## start COLLECTED MATERIAL

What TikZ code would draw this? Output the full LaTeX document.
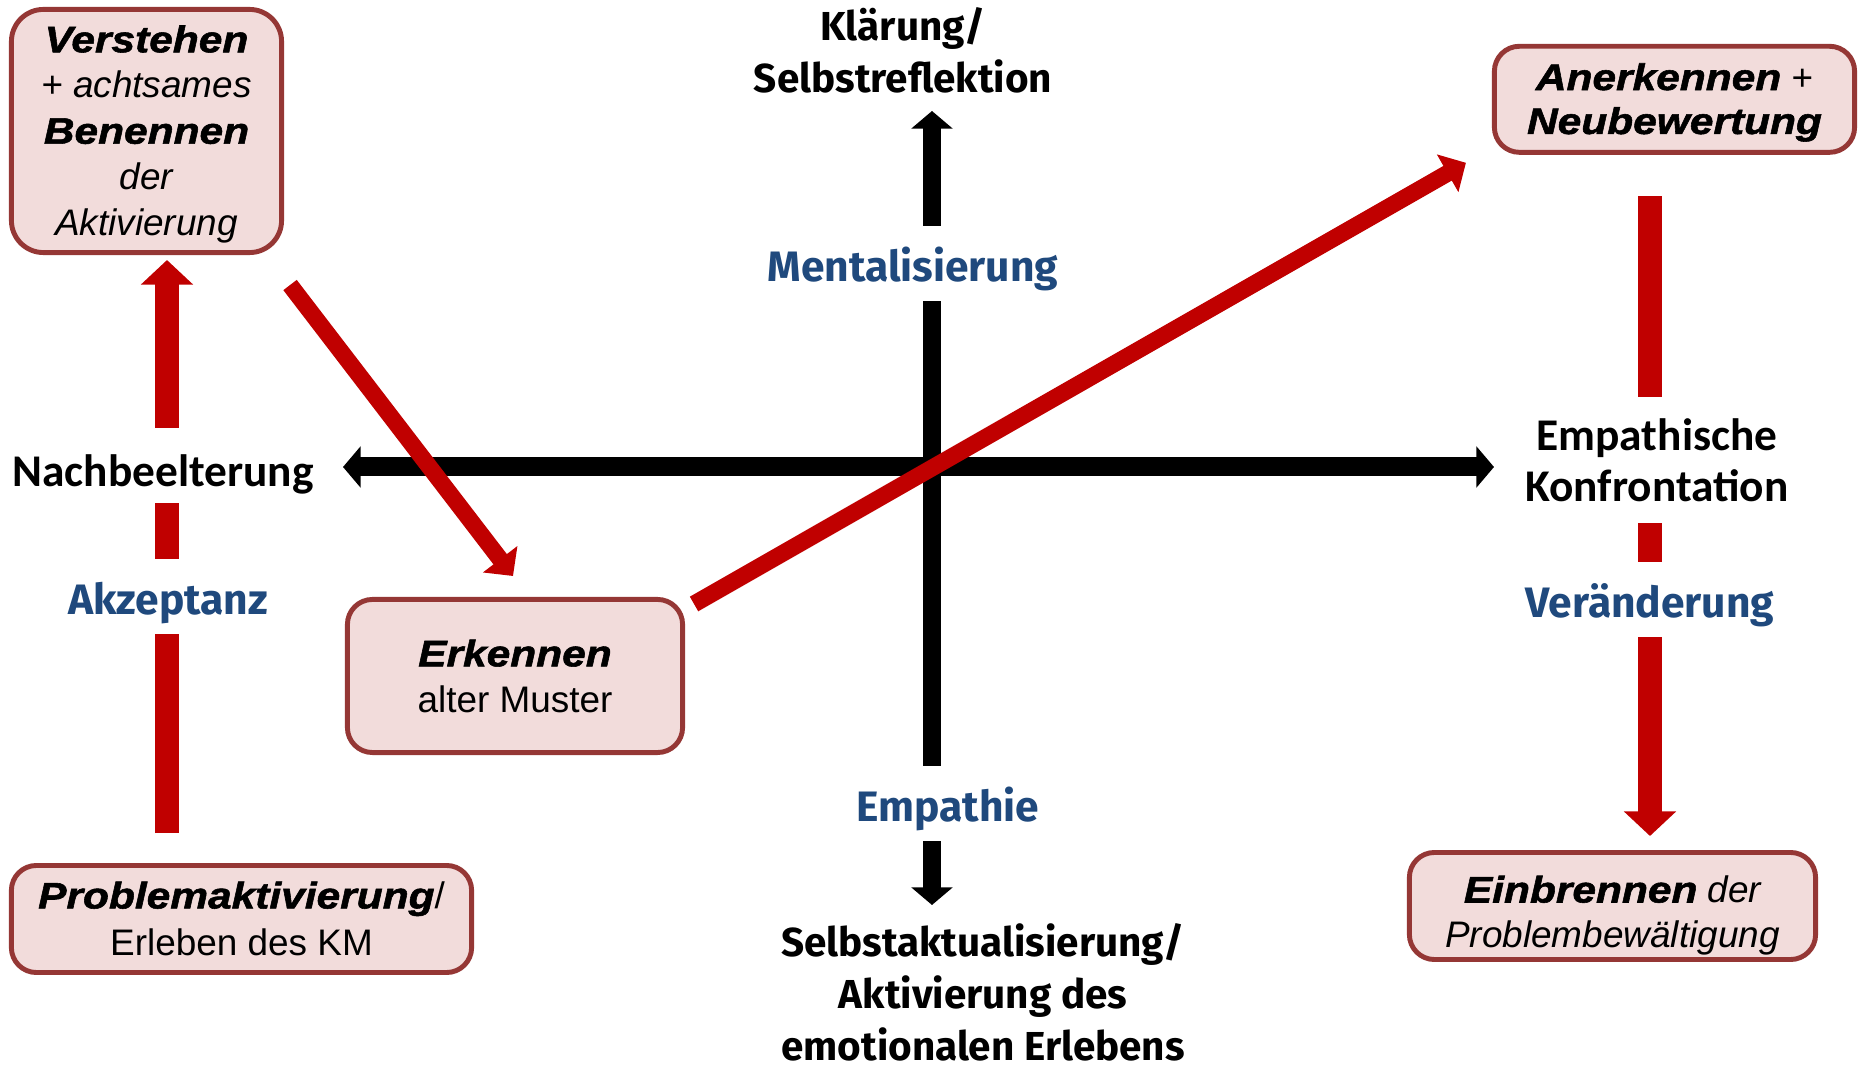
\documentclass[tikz,border=0pt]{standalone}
\usepackage{fontspec}
\setmainfont{Liberation Sans}
\newfontfamily\heavyfont[FakeStretch=1.15,FakeBold=1.5]{Liberation Sans}
\newfontfamily\lblfont{Fira Sans}
\newfontfamily\axfont{Carlito}
\usetikzlibrary{arrows.meta,calc}

\definecolor{arrred}{HTML}{C00000}
\definecolor{boxline}{HTML}{953735}
\definecolor{boxfill}{HTML}{F2DCDB}
\definecolor{lblblue}{HTML}{1F497D}

% heavy italic keyword inside the boxes
\newcommand{\hv}[1]{{\heavyfont\bfseries\itshape #1}}

\begin{document}
\begin{tikzpicture}[x=0.01cm,y=-0.01cm,
  stepbox/.style={draw=boxline, fill=boxfill, line width=1.4pt,
    rounded corners=0.25cm, align=center, inner sep=0pt,
    font=\fontsize{10.5}{13}\selectfont},
  axisline/.style={line width=5.4pt, draw=black,
    {Triangle[length=5pt,width=11.5pt]}-{Triangle[length=5pt,width=11.5pt]}},
  redup/.style={line width=6.8pt, draw=arrred,
    -{Triangle[length=7pt,width=14.5pt]}},
  reddiag/.style={line width=4.8pt, draw=arrred,
    -{Triangle[length=6pt,width=12pt]}},
  mainlbl/.style={font=\lblfont\bfseries\fontsize{11.5}{14.8}\selectfont,
    align=center, inner sep=0pt},
  bluelbl/.style={font=\lblfont\bfseries\fontsize{12.1}{14.8}\selectfont,
    text=lblblue, fill=white, inner sep=0pt, anchor=base,
    text height=15.7pt, text depth=5.6pt},
  axlbl/.style={font=\axfont\bfseries\fontsize{12.9}{14.5}\selectfont,
    align=center, fill=white, inner sep=0pt},
]
\useasboundingbox (0,0) rectangle (1865,1067);

% boxes
\node[stepbox, minimum width=2.70cm, minimum height=2.43cm,
  rounded corners=0.32cm] (verst) at (146.5,131)
  {\rule{0pt}{9.4pt}\hv{Verstehen}\\ {\itshape + achtsames}\\ \hv{Benennen}\\
   {\itshape der}\\ {\itshape Aktivierung}};
\node[stepbox, minimum width=3.35cm, minimum height=1.53cm] (erk)
  at (515,676) {\hv{Erkennen}\\ alter Muster};
\node[stepbox, minimum width=3.60cm, minimum height=1.06cm,
  font=\fontsize{10.5}{12.5}\selectfont] (aner) at (1674.5,99.3)
  {\rule{0pt}{9.4pt}\hv{Anerkennen} +\\ \hv{Neubewertung}};
\node[stepbox, minimum width=4.60cm, minimum height=1.07cm,
  font=\fontsize{10.5}{13.5}\selectfont] (prob) at (241.5,919)
  {\hv{Problemaktivierung}/\\ Erleben des KM};
\node[stepbox, minimum width=4.06cm, minimum height=1.07cm,
  font=\fontsize{10.5}{12.8}\selectfont] (einb) at (1612.5,906)
  {\rule{0pt}{13pt}\hv{Einbrennen} {\itshape der}\\ {\itshape Problembewältigung}};

% axes
\coordinate (vtop) at (932,111);
\coordinate (vbot) at (932,905);
\coordinate (hleft) at (343,467);
\coordinate (hright) at (1494,467);
\draw[axisline] (vtop) -- (vbot);
\draw[axisline] (hleft) -- (hright);

% process arrows
\draw[redup] ($(prob.north)+(-74.5,-30)$) -- ($(verst.south)+(20.5,5)$);
\draw[reddiag] ($(verst.south east)+(6,30)$) -- ($(erk.north)+(-2,-21)$);
\draw[reddiag] ($(erk.north east)+(9,7)$) -- ($(aner.south west)+(-26,8)$);
\draw[redup] ($(aner.south)+(-24.5,41.4)$) -- ($(einb.north)+(37.5,-14)$);

% axis end labels
\node[mainlbl] (klaer) at (903,50.5) {Klärung/\\Selbstreflektion};
\node[mainlbl] (selbst) at (983,992)
  {Selbstaktualisierung/\\Aktivierung des\\emotionalen Erlebens};
\node[axlbl, anchor=base, text height=16.7pt, text depth=4.7pt] (nach)
  at (163,486.4) {Nachbeelterung};
\node[axlbl, minimum height=1.25cm] (konf) at (1657,460)
  {Empathische\\Konfrontation};

% dimension labels on the arrows
\node[bluelbl] (ment) at (913,281.4) {Mentalisierung};
\node[bluelbl] (empa) at (948,821.4) {Empathie};
\node[bluelbl] (akz) at (168,614.4) {Akzeptanz};
\node[bluelbl] (veraend) at (1650,617.4) {Veränderung};
\end{tikzpicture}
\end{document}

## end COLLECTED MATERIAL

- _REQUIRED WORK_: Quote the data exactly, leaving every image out of the copy.

- _FULL OUTPUT_:
What TikZ code would draw this? Output the full LaTeX document.
\documentclass[tikz,border=0pt]{standalone}
\usepackage{fontspec}
\setmainfont{Liberation Sans}
\newfontfamily\heavyfont[FakeStretch=1.15,FakeBold=1.5]{Liberation Sans}
\newfontfamily\lblfont{Fira Sans}
\newfontfamily\axfont{Carlito}
\usetikzlibrary{arrows.meta,calc}

\definecolor{arrred}{HTML}{C00000}
\definecolor{boxline}{HTML}{953735}
\definecolor{boxfill}{HTML}{F2DCDB}
\definecolor{lblblue}{HTML}{1F497D}

% heavy italic keyword inside the boxes
\newcommand{\hv}[1]{{\heavyfont\bfseries\itshape #1}}

\begin{document}
\begin{tikzpicture}[x=0.01cm,y=-0.01cm,
  stepbox/.style={draw=boxline, fill=boxfill, line width=1.4pt,
    rounded corners=0.25cm, align=center, inner sep=0pt,
    font=\fontsize{10.5}{13}\selectfont},
  axisline/.style={line width=5.4pt, draw=black,
    {Triangle[length=5pt,width=11.5pt]}-{Triangle[length=5pt,width=11.5pt]}},
  redup/.style={line width=6.8pt, draw=arrred,
    -{Triangle[length=7pt,width=14.5pt]}},
  reddiag/.style={line width=4.8pt, draw=arrred,
    -{Triangle[length=6pt,width=12pt]}},
  mainlbl/.style={font=\lblfont\bfseries\fontsize{11.5}{14.8}\selectfont,
    align=center, inner sep=0pt},
  bluelbl/.style={font=\lblfont\bfseries\fontsize{12.1}{14.8}\selectfont,
    text=lblblue, fill=white, inner sep=0pt, anchor=base,
    text height=15.7pt, text depth=5.6pt},
  axlbl/.style={font=\axfont\bfseries\fontsize{12.9}{14.5}\selectfont,
    align=center, fill=white, inner sep=0pt},
]
\useasboundingbox (0,0) rectangle (1865,1067);

% boxes
\node[stepbox, minimum width=2.70cm, minimum height=2.43cm,
  rounded corners=0.32cm] (verst) at (146.5,131)
  {\rule{0pt}{9.4pt}\hv{Verstehen}\\ {\itshape + achtsames}\\ \hv{Benennen}\\
   {\itshape der}\\ {\itshape Aktivierung}};
\node[stepbox, minimum width=3.35cm, minimum height=1.53cm] (erk)
  at (515,676) {\hv{Erkennen}\\ alter Muster};
\node[stepbox, minimum width=3.60cm, minimum height=1.06cm,
  font=\fontsize{10.5}{12.5}\selectfont] (aner) at (1674.5,99.3)
  {\rule{0pt}{9.4pt}\hv{Anerkennen} +\\ \hv{Neubewertung}};
\node[stepbox, minimum width=4.60cm, minimum height=1.07cm,
  font=\fontsize{10.5}{13.5}\selectfont] (prob) at (241.5,919)
  {\hv{Problemaktivierung}/\\ Erleben des KM};
\node[stepbox, minimum width=4.06cm, minimum height=1.07cm,
  font=\fontsize{10.5}{12.8}\selectfont] (einb) at (1612.5,906)
  {\rule{0pt}{13pt}\hv{Einbrennen} {\itshape der}\\ {\itshape Problembewältigung}};

% axes
\coordinate (vtop) at (932,111);
\coordinate (vbot) at (932,905);
\coordinate (hleft) at (343,467);
\coordinate (hright) at (1494,467);
\draw[axisline] (vtop) -- (vbot);
\draw[axisline] (hleft) -- (hright);

% process arrows
\draw[redup] ($(prob.north)+(-74.5,-30)$) -- ($(verst.south)+(20.5,5)$);
\draw[reddiag] ($(verst.south east)+(6,30)$) -- ($(erk.north)+(-2,-21)$);
\draw[reddiag] ($(erk.north east)+(9,7)$) -- ($(aner.south west)+(-26,8)$);
\draw[redup] ($(aner.south)+(-24.5,41.4)$) -- ($(einb.north)+(37.5,-14)$);

% axis end labels
\node[mainlbl] (klaer) at (903,50.5) {Klärung/\\Selbstreflektion};
\node[mainlbl] (selbst) at (983,992)
  {Selbstaktualisierung/\\Aktivierung des\\emotionalen Erlebens};
\node[axlbl, anchor=base, text height=16.7pt, text depth=4.7pt] (nach)
  at (163,486.4) {Nachbeelterung};
\node[axlbl, minimum height=1.25cm] (konf) at (1657,460)
  {Empathische\\Konfrontation};

% dimension labels on the arrows
\node[bluelbl] (ment) at (913,281.4) {Mentalisierung};
\node[bluelbl] (empa) at (948,821.4) {Empathie};
\node[bluelbl] (akz) at (168,614.4) {Akzeptanz};
\node[bluelbl] (veraend) at (1650,617.4) {Veränderung};
\end{tikzpicture}
\end{document}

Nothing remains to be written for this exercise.